* REQUIREMENTS *
Write the records below out again exactly as given, with no images.

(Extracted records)
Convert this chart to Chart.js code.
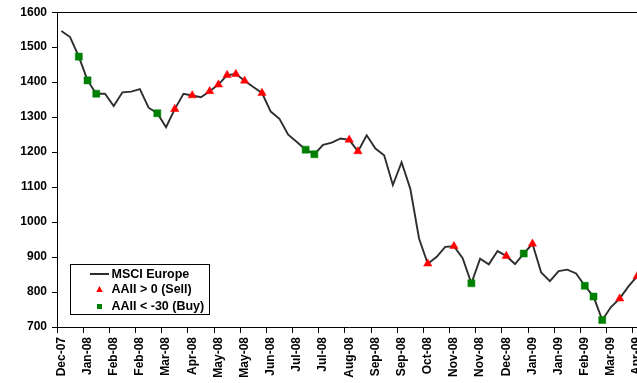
<!DOCTYPE html>
<html>
<head>
<meta charset="utf-8">
<title>MSCI Europe and AAII sentiment signals</title>
<script src="https://cdn.jsdelivr.net/npm/chart.js@4/dist/chart.umd.min.js"></script>
<style>
  html, body { margin: 0; padding: 0; background: #fff; overflow: hidden; }
  #wrap { position: absolute; left: 0; top: 0; width: 660px; height: 383px; }
</style>
</head>
<body>
<div id="wrap"><canvas id="c" width="660" height="383"></canvas></div>
<script>
// Weekly closes, Friday 28 Dec 2007 to Friday 3 Apr 2009 (month of each week)
const weeks = [
  'Dec-07',
  'Jan-08','Jan-08','Jan-08','Jan-08',
  'Feb-08','Feb-08','Feb-08','Feb-08','Feb-08',
  'Mar-08','Mar-08','Mar-08','Mar-08',
  'Apr-08','Apr-08','Apr-08','Apr-08',
  'May-08','May-08','May-08','May-08','May-08',
  'Jun-08','Jun-08','Jun-08','Jun-08',
  'Jul-08','Jul-08','Jul-08','Jul-08',
  'Aug-08','Aug-08','Aug-08','Aug-08','Aug-08',
  'Sep-08','Sep-08','Sep-08','Sep-08',
  'Oct-08','Oct-08','Oct-08','Oct-08','Oct-08',
  'Nov-08','Nov-08','Nov-08','Nov-08',
  'Dec-08','Dec-08','Dec-08','Dec-08',
  'Jan-09','Jan-09','Jan-09','Jan-09','Jan-09',
  'Feb-09','Feb-09','Feb-09','Feb-09',
  'Mar-09','Mar-09','Mar-09','Mar-09',
  'Apr-09'
];

// MSCI Europe index level
const msciEurope = [
  1546, 1529, 1473, 1405, 1367, 1367, 1332, 1371, 1373, 1380,
  1327, 1311, 1271, 1323, 1367, 1362, 1357, 1374, 1393, 1420,
  1423, 1404, 1386, 1369, 1316, 1295, 1250, 1229, 1207, 1194,
  1221, 1227, 1239, 1235, 1202, 1248, 1210, 1191, 1106, 1171,
  1095,  953,  881,  900,  929,  931,  897,  825,  895,  879,
   917,  903,  880,  910,  938,  856,  831,  860,  864,  853,
   818,  787,  720,  757,  781,  816,  845
];

// Weeks with AAII bull-bear spread above 0 (sell) and below -30 (buy)
const sellWeeks = [13, 15, 17, 18, 19, 20, 21, 23, 33, 34, 42, 45, 51, 54, 64, 66];
const buyWeeks  = [2, 3, 4, 11, 28, 29, 47, 53, 60, 61, 62];

// Y axis range and step
const yMin = 700, yMax = 1600, yStep = 100;
// Every third week carries a label and tick mark
const labelEvery = 3;

const seriesNames = ['MSCI Europe', 'AAII > 0 (Sell)', 'AAII < -30 (Buy)'];

const LINE_COLOR = '#2e2e2e';
const SELL_COLOR = '#ff0000';
const BUY_COLOR = '#008000';
const FONT = { family: '"Liberation Sans", Arial, sans-serif', size: 12, weight: 'bold' };

function signalSeries(idx) {
  return msciEurope.map((v, i) => idx.includes(i) ? v : null);
}

// Legend box drawn inside the plot area, lower left
const insideLegend = {
  id: 'insideLegend',
  afterDraw(chart) {
    const ctx = chart.ctx;
    const a = chart.chartArea;
    const bx = a.left + 13.5, by = a.bottom - 62.5, bw = 139, bh = 50;
    ctx.save();
    ctx.fillStyle = '#fff';
    ctx.fillRect(bx, by, bw, bh);
    ctx.strokeStyle = '#000';
    ctx.lineWidth = 1;
    ctx.strokeRect(bx, by, bw, bh);

    const sx = bx + 29;           // symbol centre
    const tx = bx + 41;           // text start
    const rows = [by + 9.5, by + 25, by + 42];

    ctx.strokeStyle = LINE_COLOR;
    ctx.lineWidth = 2;
    ctx.beginPath();
    ctx.moveTo(sx - 9.5, rows[0]);
    ctx.lineTo(sx + 9.5, rows[0]);
    ctx.stroke();

    ctx.fillStyle = SELL_COLOR;
    ctx.beginPath();
    ctx.moveTo(sx, rows[1] - 3.5);
    ctx.lineTo(sx + 3.3, rows[1] + 2.5);
    ctx.lineTo(sx - 3.3, rows[1] + 2.5);
    ctx.closePath();
    ctx.fill();

    ctx.fillStyle = BUY_COLOR;
    ctx.fillRect(sx - 2.5, rows[2] - 2.5, 5, 5);

    ctx.fillStyle = '#000';
    ctx.font = 'bold 12.5px "Liberation Sans", Arial, sans-serif';
    ctx.textBaseline = 'middle';
    ctx.textAlign = 'left';
    seriesNames.forEach((name, i) => ctx.fillText(name, tx, rows[i] + 0.5));
    ctx.restore();
  }
};

// Plot-area frame
const plotFrame = {
  id: 'plotFrame',
  afterDatasetsDraw(chart) {
    const a = chart.chartArea;
    const ctx = chart.ctx;
    ctx.save();
    ctx.strokeStyle = '#000';
    ctx.lineWidth = 1;
    ctx.beginPath();
    ctx.moveTo(Math.round(a.left) + 0.5, Math.round(a.top) + 0.5);
    ctx.lineTo(Math.round(a.right) + 0.5, Math.round(a.top) + 0.5);
    ctx.lineTo(Math.round(a.right) + 0.5, Math.round(a.bottom) + 0.5);
    ctx.stroke();
    ctx.restore();
  }
};

new Chart(document.getElementById('c'), {
  type: 'line',
  data: {
    labels: weeks,
    datasets: [
      {
        label: seriesNames[1],
        data: signalSeries(sellWeeks),
        showLine: false,
        pointStyle: 'triangle',
        pointRadius: 4.8,
        pointBackgroundColor: SELL_COLOR,
        pointBorderColor: SELL_COLOR,
        pointBorderWidth: 0.5,
        order: 1
      },
      {
        label: seriesNames[2],
        data: signalSeries(buyWeeks),
        showLine: false,
        pointStyle: 'rect',
        pointRadius: 5,
        pointBackgroundColor: BUY_COLOR,
        pointBorderColor: BUY_COLOR,
        pointBorderWidth: 0.5,
        order: 2
      },
      {
        label: seriesNames[0],
        data: msciEurope,
        borderColor: LINE_COLOR,
        borderWidth: 1.9,
        pointRadius: 0,
        tension: 0,
        fill: false,
        order: 3
      }
    ]
  },
  options: {
    responsive: false,
    animation: false,
    devicePixelRatio: 1,
    spanGaps: false,
    layout: { padding: { left: 0, top: 11, right: 18.5, bottom: 0 } },
    plugins: {
      legend: { display: false },
      tooltip: { enabled: false }
    },
    scales: {
      x: {
        type: 'category',
        offset: true,
        afterFit(scale) { scale.height = 56; },
        grid: {
          offset: true,
          drawOnChartArea: false,
          tickLength: 6,
          tickWidth: 1,
          tickColor: (c) => (c.index !== undefined && c.index % labelEvery === 0) ? '#000' : 'rgba(0,0,0,0)'
        },
        border: { display: true, color: '#000', width: 1 },
        ticks: {
          autoSkip: false,
          minRotation: 90,
          maxRotation: 90,
          padding: 4,
          color: '#000',
          font: FONT,
          callback: (v, i) => i % labelEvery === 0 ? weeks[i] : ''
        }
      },
      y: {
        min: yMin,
        max: yMax,
        afterFit(scale) { scale.width = 57; },
        grid: {
          drawOnChartArea: false,
          tickLength: 5,
          tickColor: '#000'
        },
        border: { display: true, color: '#000', width: 1 },
        ticks: {
          stepSize: yStep,
          padding: 5,
          color: '#000',
          font: FONT,
          callback: (v) => String(v)
        }
      }
    }
  },
  plugins: [plotFrame, insideLegend]
});
</script>
</body>
</html>
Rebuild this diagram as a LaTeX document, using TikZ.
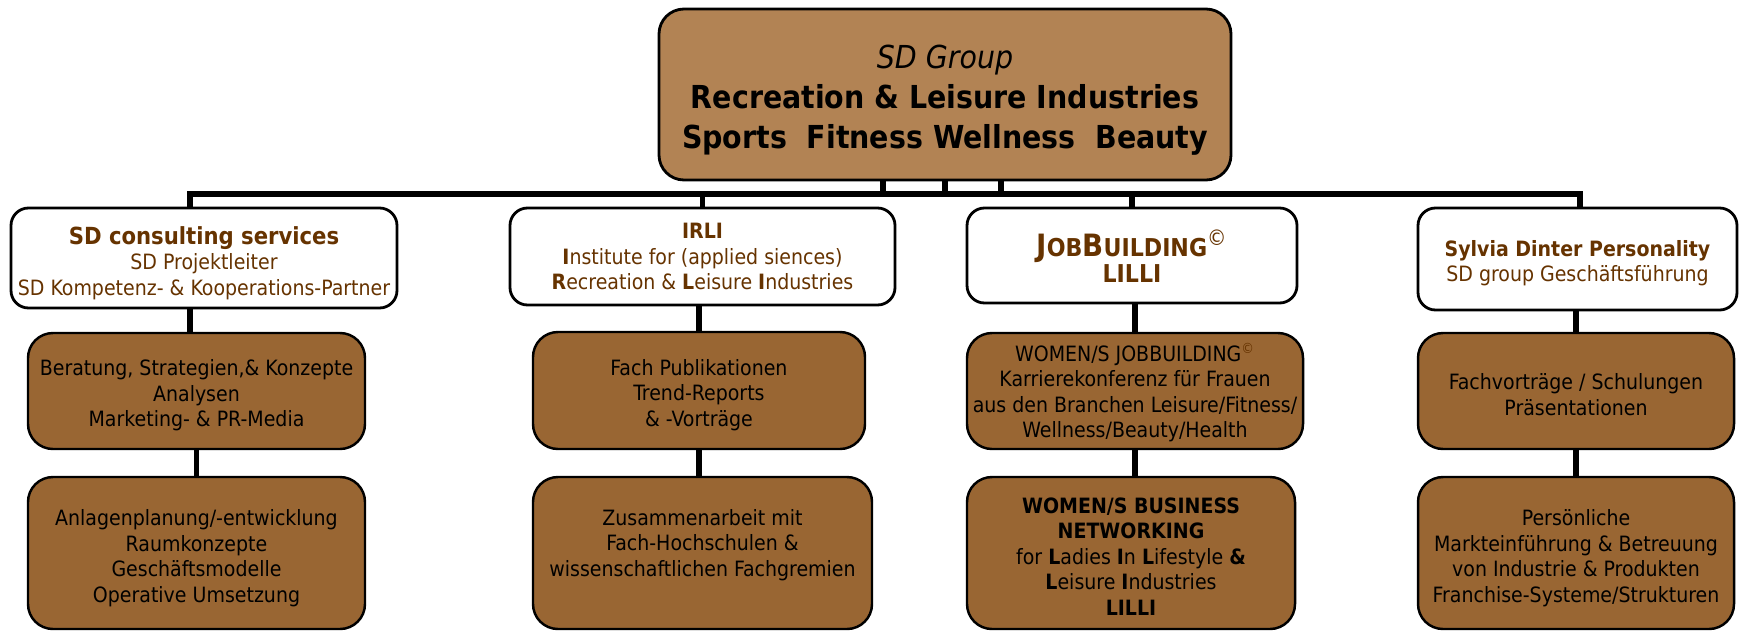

* SOLUTION BELOW *
Convert this chart to Chart.js code.
<!DOCTYPE html>
<html>
<head>
<meta charset="utf-8">
<title>MSCI Europe and AAII sentiment signals</title>
<script src="https://cdn.jsdelivr.net/npm/chart.js@4/dist/chart.umd.min.js"></script>
<style>
  html, body { margin: 0; padding: 0; background: #fff; overflow: hidden; }
  #wrap { position: absolute; left: 0; top: 0; width: 660px; height: 383px; }
</style>
</head>
<body>
<div id="wrap"><canvas id="c" width="660" height="383"></canvas></div>
<script>
// Weekly closes, Friday 28 Dec 2007 to Friday 3 Apr 2009 (month of each week)
const weeks = [
  'Dec-07',
  'Jan-08','Jan-08','Jan-08','Jan-08',
  'Feb-08','Feb-08','Feb-08','Feb-08','Feb-08',
  'Mar-08','Mar-08','Mar-08','Mar-08',
  'Apr-08','Apr-08','Apr-08','Apr-08',
  'May-08','May-08','May-08','May-08','May-08',
  'Jun-08','Jun-08','Jun-08','Jun-08',
  'Jul-08','Jul-08','Jul-08','Jul-08',
  'Aug-08','Aug-08','Aug-08','Aug-08','Aug-08',
  'Sep-08','Sep-08','Sep-08','Sep-08',
  'Oct-08','Oct-08','Oct-08','Oct-08','Oct-08',
  'Nov-08','Nov-08','Nov-08','Nov-08',
  'Dec-08','Dec-08','Dec-08','Dec-08',
  'Jan-09','Jan-09','Jan-09','Jan-09','Jan-09',
  'Feb-09','Feb-09','Feb-09','Feb-09',
  'Mar-09','Mar-09','Mar-09','Mar-09',
  'Apr-09'
];

// MSCI Europe index level
const msciEurope = [
  1546, 1529, 1473, 1405, 1367, 1367, 1332, 1371, 1373, 1380,
  1327, 1311, 1271, 1323, 1367, 1362, 1357, 1374, 1393, 1420,
  1423, 1404, 1386, 1369, 1316, 1295, 1250, 1229, 1207, 1194,
  1221, 1227, 1239, 1235, 1202, 1248, 1210, 1191, 1106, 1171,
  1095,  953,  881,  900,  929,  931,  897,  825,  895,  879,
   917,  903,  880,  910,  938,  856,  831,  860,  864,  853,
   818,  787,  720,  757,  781,  816,  845
];

// Weeks with AAII bull-bear spread above 0 (sell) and below -30 (buy)
const sellWeeks = [13, 15, 17, 18, 19, 20, 21, 23, 33, 34, 42, 45, 51, 54, 64, 66];
const buyWeeks  = [2, 3, 4, 11, 28, 29, 47, 53, 60, 61, 62];

// Y axis range and step
const yMin = 700, yMax = 1600, yStep = 100;
// Every third week carries a label and tick mark
const labelEvery = 3;

const seriesNames = ['MSCI Europe', 'AAII > 0 (Sell)', 'AAII < -30 (Buy)'];

const LINE_COLOR = '#2e2e2e';
const SELL_COLOR = '#ff0000';
const BUY_COLOR = '#008000';
const FONT = { family: '"Liberation Sans", Arial, sans-serif', size: 12, weight: 'bold' };

function signalSeries(idx) {
  return msciEurope.map((v, i) => idx.includes(i) ? v : null);
}

// Legend box drawn inside the plot area, lower left
const insideLegend = {
  id: 'insideLegend',
  afterDraw(chart) {
    const ctx = chart.ctx;
    const a = chart.chartArea;
    const bx = a.left + 13.5, by = a.bottom - 62.5, bw = 139, bh = 50;
    ctx.save();
    ctx.fillStyle = '#fff';
    ctx.fillRect(bx, by, bw, bh);
    ctx.strokeStyle = '#000';
    ctx.lineWidth = 1;
    ctx.strokeRect(bx, by, bw, bh);

    const sx = bx + 29;           // symbol centre
    const tx = bx + 41;           // text start
    const rows = [by + 9.5, by + 25, by + 42];

    ctx.strokeStyle = LINE_COLOR;
    ctx.lineWidth = 2;
    ctx.beginPath();
    ctx.moveTo(sx - 9.5, rows[0]);
    ctx.lineTo(sx + 9.5, rows[0]);
    ctx.stroke();

    ctx.fillStyle = SELL_COLOR;
    ctx.beginPath();
    ctx.moveTo(sx, rows[1] - 3.5);
    ctx.lineTo(sx + 3.3, rows[1] + 2.5);
    ctx.lineTo(sx - 3.3, rows[1] + 2.5);
    ctx.closePath();
    ctx.fill();

    ctx.fillStyle = BUY_COLOR;
    ctx.fillRect(sx - 2.5, rows[2] - 2.5, 5, 5);

    ctx.fillStyle = '#000';
    ctx.font = 'bold 12.5px "Liberation Sans", Arial, sans-serif';
    ctx.textBaseline = 'middle';
    ctx.textAlign = 'left';
    seriesNames.forEach((name, i) => ctx.fillText(name, tx, rows[i] + 0.5));
    ctx.restore();
  }
};

// Plot-area frame
const plotFrame = {
  id: 'plotFrame',
  afterDatasetsDraw(chart) {
    const a = chart.chartArea;
    const ctx = chart.ctx;
    ctx.save();
    ctx.strokeStyle = '#000';
    ctx.lineWidth = 1;
    ctx.beginPath();
    ctx.moveTo(Math.round(a.left) + 0.5, Math.round(a.top) + 0.5);
    ctx.lineTo(Math.round(a.right) + 0.5, Math.round(a.top) + 0.5);
    ctx.lineTo(Math.round(a.right) + 0.5, Math.round(a.bottom) + 0.5);
    ctx.stroke();
    ctx.restore();
  }
};

new Chart(document.getElementById('c'), {
  type: 'line',
  data: {
    labels: weeks,
    datasets: [
      {
        label: seriesNames[1],
        data: signalSeries(sellWeeks),
        showLine: false,
        pointStyle: 'triangle',
        pointRadius: 4.8,
        pointBackgroundColor: SELL_COLOR,
        pointBorderColor: SELL_COLOR,
        pointBorderWidth: 0.5,
        order: 1
      },
      {
        label: seriesNames[2],
        data: signalSeries(buyWeeks),
        showLine: false,
        pointStyle: 'rect',
        pointRadius: 5,
        pointBackgroundColor: BUY_COLOR,
        pointBorderColor: BUY_COLOR,
        pointBorderWidth: 0.5,
        order: 2
      },
      {
        label: seriesNames[0],
        data: msciEurope,
        borderColor: LINE_COLOR,
        borderWidth: 1.9,
        pointRadius: 0,
        tension: 0,
        fill: false,
        order: 3
      }
    ]
  },
  options: {
    responsive: false,
    animation: false,
    devicePixelRatio: 1,
    spanGaps: false,
    layout: { padding: { left: 0, top: 11, right: 18.5, bottom: 0 } },
    plugins: {
      legend: { display: false },
      tooltip: { enabled: false }
    },
    scales: {
      x: {
        type: 'category',
        offset: true,
        afterFit(scale) { scale.height = 56; },
        grid: {
          offset: true,
          drawOnChartArea: false,
          tickLength: 6,
          tickWidth: 1,
          tickColor: (c) => (c.index !== undefined && c.index % labelEvery === 0) ? '#000' : 'rgba(0,0,0,0)'
        },
        border: { display: true, color: '#000', width: 1 },
        ticks: {
          autoSkip: false,
          minRotation: 90,
          maxRotation: 90,
          padding: 4,
          color: '#000',
          font: FONT,
          callback: (v, i) => i % labelEvery === 0 ? weeks[i] : ''
        }
      },
      y: {
        min: yMin,
        max: yMax,
        afterFit(scale) { scale.width = 57; },
        grid: {
          drawOnChartArea: false,
          tickLength: 5,
          tickColor: '#000'
        },
        border: { display: true, color: '#000', width: 1 },
        ticks: {
          stepSize: yStep,
          padding: 5,
          color: '#000',
          font: FONT,
          callback: (v) => String(v)
        }
      }
    }
  },
  plugins: [plotFrame, insideLegend]
});
</script>
</body>
</html>
Rebuild this diagram as a LaTeX document, using TikZ.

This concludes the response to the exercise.